__Problem requirements__.
Return all lines from the listing below in which the string "this" occurs.

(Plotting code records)
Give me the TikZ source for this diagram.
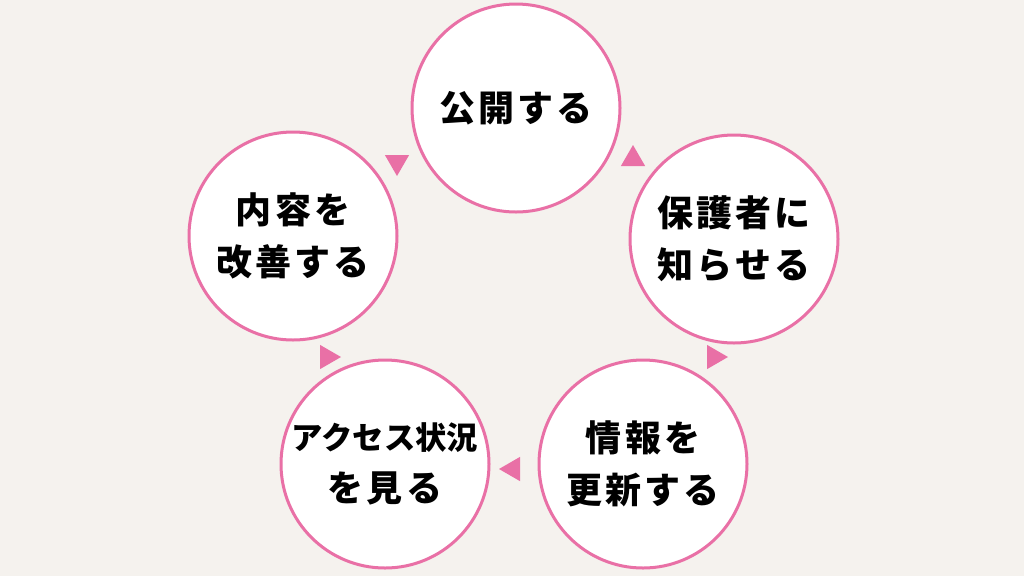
\documentclass[tikz,border=0pt]{standalone}
\usepackage{fontspec}
\usepackage{tikz}
\usetikzlibrary{shapes.geometric}
\newfontfamily\jpfont[LetterSpace=9]{Noto Sans CJK JP}
\definecolor{bgbeige}{HTML}{F5F2EE}
\definecolor{cyclepink}{HTML}{E970A6}
\tikzstyle{stage} = [circle, draw=cyclepink, line width=2.25pt, fill=white, minimum size=156pt, inner sep=0pt, align=center, font=\jpfont\bfseries\fontsize{27}{39}\selectfont]
\tikzstyle{tri} = [regular polygon, regular polygon sides=3, fill=cyclepink, inner sep=0pt, minimum size=21pt]

\begin{document}
\begin{tikzpicture}[x=0.75pt, y=-0.75pt]
      \fill [bgbeige] (0,0) rectangle (1024,576);
      \useasboundingbox (0,0) rectangle (1024,576);

      \node [stage] (publish) at (516,108) {公開する};
      \node [stage] (notify) at (734,239) {保護者に\\知らせる};
      \node [stage] (update) at (643,464) {情報を\\更新する};
      \node [stage] (access) at (385,464) {{\addfontfeature{LetterSpace=0}\fontsize{23.5}{39}\selectfont アクセス状況}\\を見る};
      \node [stage] (improve) at (293,236) {内容を\\改善する};

      \node [tri, shape border rotate=180] (tri1) at (397,162) {};
      \node [tri] (tri2) at (633,159) {};
      \node [tri, shape border rotate=-90] (tri3) at (714,357) {};
      \node [tri, shape border rotate=90] (tri4) at (513,469) {};
      \node [tri, shape border rotate=-90] (tri5) at (327,357) {};
    \end{tikzpicture}
\end{document}
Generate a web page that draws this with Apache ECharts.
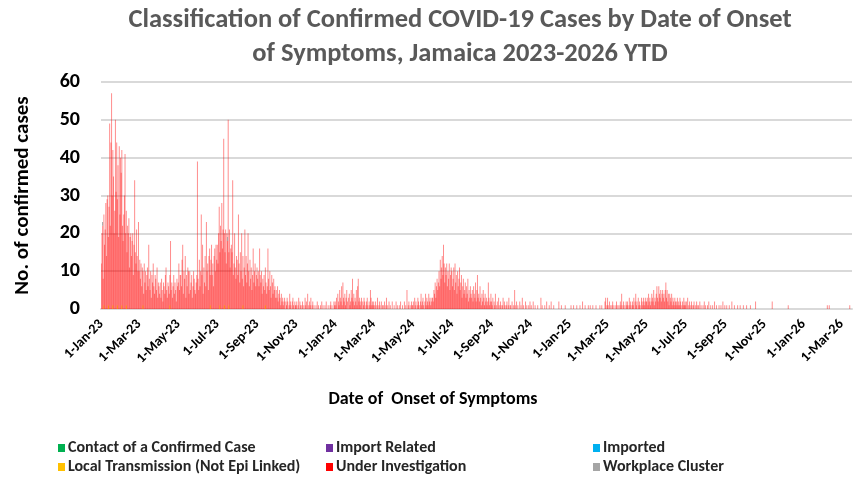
<!DOCTYPE html>
<html>
<head>
<meta charset="utf-8">
<script src="https://cdn.jsdelivr.net/npm/echarts@6/dist/echarts.min.js"></script>
<style>
  html, body { margin: 0; padding: 0; background: #fff; }
  #chart { width: 859px; height: 480px; }
</style>
</head>
<body>
<div id="chart"></div>
<script>
// daily confirmed cases "Under Investigation", one array per month (day 1..n)
const ui2023 = [
  [12, 20, 22, 8, 24, 17, 21, 28, 14, 29, 30, 18, 27, 49, 22, 44, 57, 30, 41, 35, 20, 26, 50, 31, 44, 28, 38, 19, 43, 25, 40],
  [36, 41, 22, 18, 25, 30, 41, 20, 25, 15, 22, 20, 24, 11, 19, 20, 14, 18, 20, 9, 17, 34, 15, 12, 21, 14, 10, 23],
  [10, 13, 8, 12, 6, 11, 9, 4, 12, 7, 10, 5, 9, 11, 6, 17, 8, 5, 10, 3, 9, 7, 12, 6, 4, 9, 8, 5, 11, 3, 7],
  [6, 4, 7, 3, 8, 5, 2, 7, 6, 4, 9, 11, 5, 3, 7, 6, 4, 8, 18, 5, 7, 3, 6, 9, 4, 7, 5, 2, 8, 6],
  [7, 12, 5, 9, 9, 6, 13, 17, 4, 10, 8, 14, 3, 9, 6, 11, 10, 4, 10, 5, 7, 9, 3, 6, 10, 8, 5, 4, 7, 9, 39],
  [8, 5, 13, 6, 10, 25, 9, 17, 4, 11, 7, 14, 6, 23, 10, 12, 5, 14, 16, 8, 13, 17, 9, 12, 6, 14, 16, 10, 17, 13],
  [17, 12, 20, 27, 14, 22, 18, 28, 16, 21, 45, 19, 15, 21, 12, 20, 18, 50, 14, 21, 11, 16, 17, 15, 34, 9, 12, 20, 11, 8, 14],
  [13, 9, 25, 12, 7, 15, 10, 20, 8, 13, 6, 11, 21, 9, 14, 7, 12, 20, 10, 6, 13, 8, 11, 5, 9, 16, 7, 10, 12, 6, 9],
  [11, 8, 10, 6, 16, 9, 7, 10, 4, 8, 6, 9, 5, 10, 7, 4, 6, 16, 8, 5, 10, 6, 3, 9, 7, 4, 8, 5, 6, 3],
  [5, 3, 6, 2, 4, 5, 3, 1, 4, 2, 3, 1, 2, 3, 0, 2, 1, 3, 2, 0, 1, 4, 2, 1, 0, 2, 3, 1, 0, 2, 1],
  [1, 2, 0, 1, 3, 0, 2, 1, 0, 1, 2, 0, 1, 0, 3, 1, 2, 0, 4, 1, 0, 2, 1, 3, 0, 1, 2, 0, 1, 0],
  [0, 1, 0, 2, 0, 1, 0, 0, 1, 0, 2, 0, 1, 0, 0, 1, 0, 2, 0, 0, 1, 0, 0, 1, 2, 0, 1, 0, 0, 2, 1]
]
const ui2024 = [
  [2, 1, 3, 0, 4, 2, 1, 5, 3, 2, 6, 1, 7, 3, 2, 4, 1, 3, 5, 2, 0, 3, 4, 1, 2, 5, 3, 8, 2, 4, 1],
  [3, 2, 5, 1, 6, 8, 2, 3, 1, 2, 3, 0, 2, 1, 3, 2, 0, 1, 2, 3, 1, 0, 2, 1, 5, 3, 1, 2, 1],
  [2, 1, 0, 2, 1, 0, 3, 1, 0, 2, 1, 0, 2, 0, 1, 1, 0, 2, 0, 1, 3, 0, 1, 0, 2, 0, 1, 0, 0, 2, 0],
  [0, 1, 0, 0, 2, 0, 1, 0, 0, 1, 0, 2, 0, 0, 1, 0, 0, 2, 0, 1, 0, 5, 0, 1, 2, 0, 1, 0, 2, 1],
  [1, 2, 0, 3, 1, 2, 0, 1, 3, 2, 1, 0, 2, 4, 1, 2, 3, 1, 0, 2, 4, 1, 3, 2, 1, 4, 2, 3, 1, 2, 3],
  [3, 2, 5, 4, 7, 3, 6, 8, 5, 7, 10, 6, 13, 8, 11, 14, 9, 17, 12, 7, 11, 9, 12, 6, 10, 8, 12, 5, 9, 11],
  [10, 6, 8, 11, 5, 12, 7, 9, 4, 10, 6, 8, 11, 5, 7, 9, 3, 6, 8, 4, 5, 7, 3, 6, 4, 8, 2, 5, 3, 6, 4],
  [3, 5, 2, 6, 4, 3, 7, 2, 5, 9, 3, 4, 2, 6, 3, 1, 4, 2, 5, 3, 1, 4, 2, 3, 1, 2, 7, 3, 1, 2, 4],
  [2, 1, 3, 0, 2, 1, 4, 0, 1, 2, 0, 3, 1, 0, 2, 1, 0, 1, 3, 0, 2, 1, 0, 1, 2, 0, 1, 3, 0, 1],
  [1, 0, 2, 0, 1, 0, 5, 1, 0, 2, 0, 1, 0, 0, 2, 0, 1, 0, 3, 0, 1, 0, 0, 2, 0, 1, 0, 0, 1, 0, 2],
  [0, 1, 0, 0, 2, 0, 0, 1, 0, 0, 0, 1, 0, 0, 0, 0, 3, 0, 1, 0, 0, 0, 1, 0, 0, 2, 0, 0, 0, 1],
  [0, 0, 2, 0, 0, 0, 1, 0, 0, 0, 0, 0, 0, 0, 2, 0, 0, 0, 1, 0, 0, 0, 0, 0, 1, 0, 0, 0, 0, 0, 0]
]
const ui2025 = [
  [0, 0, 1, 0, 0, 0, 1, 0, 0, 0, 0, 1, 0, 0, 0, 0, 1, 0, 0, 0, 2, 0, 0, 0, 1, 0, 0, 0, 0, 1, 0],
  [0, 1, 0, 0, 0, 1, 0, 0, 0, 0, 1, 0, 0, 0, 0, 0, 1, 0, 0, 1, 0, 0, 0, 0, 2, 3, 0, 1],
  [3, 1, 0, 2, 0, 1, 0, 1, 2, 0, 1, 0, 0, 1, 2, 0, 1, 0, 1, 0, 2, 1, 4, 0, 1, 2, 0, 1, 0, 2, 1],
  [2, 1, 0, 3, 1, 2, 0, 1, 2, 1, 3, 0, 2, 4, 1, 2, 0, 3, 1, 2, 1, 0, 3, 2, 1, 3, 2, 1, 3, 2],
  [2, 3, 1, 4, 2, 3, 1, 2, 4, 3, 2, 5, 1, 3, 2, 4, 6, 3, 2, 6, 4, 3, 5, 2, 4, 5, 3, 4, 2, 5, 7],
  [3, 5, 2, 4, 1, 4, 3, 2, 4, 1, 3, 2, 1, 3, 2, 1, 2, 3, 1, 2, 1, 3, 2, 1, 0, 2, 1, 3, 1, 2],
  [1, 2, 0, 3, 1, 0, 2, 1, 0, 2, 1, 0, 1, 2, 0, 1, 0, 2, 1, 0, 1, 0, 2, 0, 1, 0, 0, 1, 0, 2, 0],
  [1, 0, 0, 1, 0, 2, 0, 0, 1, 0, 0, 1, 0, 0, 2, 0, 0, 1, 0, 0, 0, 1, 0, 0, 1, 0, 0, 2, 0, 0, 1],
  [0, 0, 1, 0, 0, 0, 1, 0, 0, 0, 2, 0, 0, 0, 1, 0, 0, 0, 0, 1, 0, 0, 0, 1, 0, 0, 0, 0, 1, 0],
  [0, 0, 0, 1, 0, 0, 0, 0, 0, 1, 0, 0, 0, 0, 0, 0, 0, 2, 0, 0, 0, 0, 0, 0, 0, 0, 0, 0, 0, 0, 0],
  [0, 0, 0, 0, 0, 0, 0, 0, 0, 0, 0, 0, 2, 0, 0, 0, 0, 0, 0, 0, 0, 0, 0, 0, 0, 0, 0, 0, 0, 0],
  [0, 0, 0, 0, 0, 0, 0, 1, 0, 0, 0, 0, 0, 0, 0, 0, 0, 0, 0, 0, 0, 0, 0, 0, 0, 0, 0, 0, 0, 0, 0]
]
const ui2026 = [
  [0, 0, 0, 0, 0, 0, 0, 0, 0, 0, 0, 0, 0, 0, 0, 0, 0, 0, 0, 0, 0, 0, 0, 0, 0, 0, 0, 0, 0, 0, 0],
  [0, 0, 0, 0, 0, 0, 1, 0, 0, 1, 0, 0, 0, 0, 0, 0, 0, 0, 0, 0, 0, 0, 0, 0, 0, 0, 0, 0],
  [0, 0, 0, 0, 0, 0, 0, 0, 0, 0, 0, 0, 0, 1, 0, 0, 0]
]
// the few cases in the other classes
const localDays = ['2023-01-05', '2023-01-12', '2023-01-19', '2023-01-26', '2023-02-02', '2023-02-09', '2023-03-07', '2023-04-18', '2023-06-20', '2023-07-05', '2023-07-12', '2023-07-19', '2023-08-10', '2023-09-14']
const clusterDays = ['2023-01-03', '2023-07-17']

const classNames = ['Contact of a Confirmed Case', 'Import Related', 'Imported', 'Local Transmission (Not Epi Linked)', 'Under Investigation', 'Workplace Cluster']
const classColors = ['#00B050', '#7030A0', '#00B0F0', '#FFC000', '#FF0000', '#A5A5A5']
const monthNames = ['Jan', 'Feb', 'Mar', 'Apr', 'May', 'Jun', 'Jul', 'Aug', 'Sep', 'Oct', 'Nov', 'Dec']

const FONT = 'Carlito, Lato, "Open Sans", sans-serif'

// build the category list of days and the values
let days = []
let uiValues = []
const years = [[2023, ui2023], [2024, ui2024], [2025, ui2025], [2026, ui2026]]
years.forEach(([year, months]) => {
  months.forEach((vals, m) => {
    vals.forEach((v, i) => {
      days.push(year + '-' + String(m + 1).padStart(2, '0') + '-' + String(i + 1).padStart(2, '0'))
      uiValues.push(v)
    })
  })
})
const fromDays = (list) => days.map((d) => (list.indexOf(d) >= 0 ? 1 : null))
const empty = days.map(() => null)
const classValues = [empty, empty, empty, fromDays(localDays), uiValues, fromDays(clusterDays)]

const chart = echarts.init(document.getElementById('chart'))
let option = {
  animation: false,
  title: {
    text: 'Classification of Confirmed COVID-19 Cases by Date of Onset\nof Symptoms, Jamaica 2023-2026 YTD',
    left: 455,
    top: -2,
    textAlign: 'center',
    textStyle: {
      fontFamily: FONT,
      fontSize: 26.5,
      fontWeight: 'bold',
      color: '#595959',
      lineHeight: 34,
    },
  },
  grid: { left: 101, right: 7, top: 82, bottom: 171 },
  legend: [0, 1, 2].map((c) => ({
    orient: 'vertical',
    left: [58, 326, 593][c],
    top: 440,
    padding: 0,
    itemWidth: 7,
    itemHeight: 8,
    itemGap: 3,
    icon: 'rect',
    data: [classNames[c], classNames[c + 3]].map((n) => ({ name: n, itemStyle: { opacity: 1 } })),
    textStyle: { fontFamily: FONT, fontSize: 16, fontWeight: 'bold', color: '#262626', lineHeight: 16, padding: [0, 0, 0, -2] },
  })),
  xAxis: {
    type: 'category',
    data: days,
    boundaryGap: true,
    axisLine: { lineStyle: { color: '#D9D9D9', width: 2 } },
    axisTick: { show: false },
    axisLabel: {
      interval: (idx, val) => val.slice(8) === '01' && Number(val.slice(5, 7)) % 2 === 1,
      rotate: 45,
      margin: 13,
      fontFamily: FONT,
      fontSize: 14,
      fontWeight: 'bold',
      color: '#000',
      formatter: (val) => Number(val.slice(8)) + '-' + monthNames[Number(val.slice(5, 7)) - 1] + '-' + val.slice(2, 4),
    },
  },
  yAxis: {
    type: 'value',
    min: 0,
    max: 60,
    interval: 10,
    name: 'No. of confirmed cases',
    nameLocation: 'middle',
    nameGap: 68,
    nameTextStyle: { fontFamily: FONT, fontSize: 21, fontWeight: 'bold', color: '#000' },
    axisLine: { show: false },
    axisTick: { show: false },
    axisLabel: { margin: 21, fontFamily: FONT, fontSize: 20, fontWeight: 'bold', color: '#000' },
    splitLine: { lineStyle: { color: '#D9D9D9', width: 2 } },
  },
  graphic: [
    {
      type: 'text',
      x: 433,
      y: 399,
      style: {
        text: 'Date of  Onset of Symptoms',
        fontFamily: FONT,
        fontSize: 18,
        fontWeight: 'bold',
        fill: '#000',
        textAlign: 'center',
        textVerticalAlign: 'middle',
      },
    },
  ],
  series: classNames.map((name, i) => ({
    name: name,
    type: 'bar',
    stack: 'cases',
    barCategoryGap: '0%',
    barMinWidth: 1,
    itemStyle: { color: classColors[i], opacity: i === 4 ? 0.45 : 1, borderWidth: 0 },
    data: classValues[i],
  })),
}
chart.setOption(option)
</script>
</body>
</html>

__Problem solution__.
Give me the TikZ source for this diagram.
Generate a web page that draws this with Apache ECharts.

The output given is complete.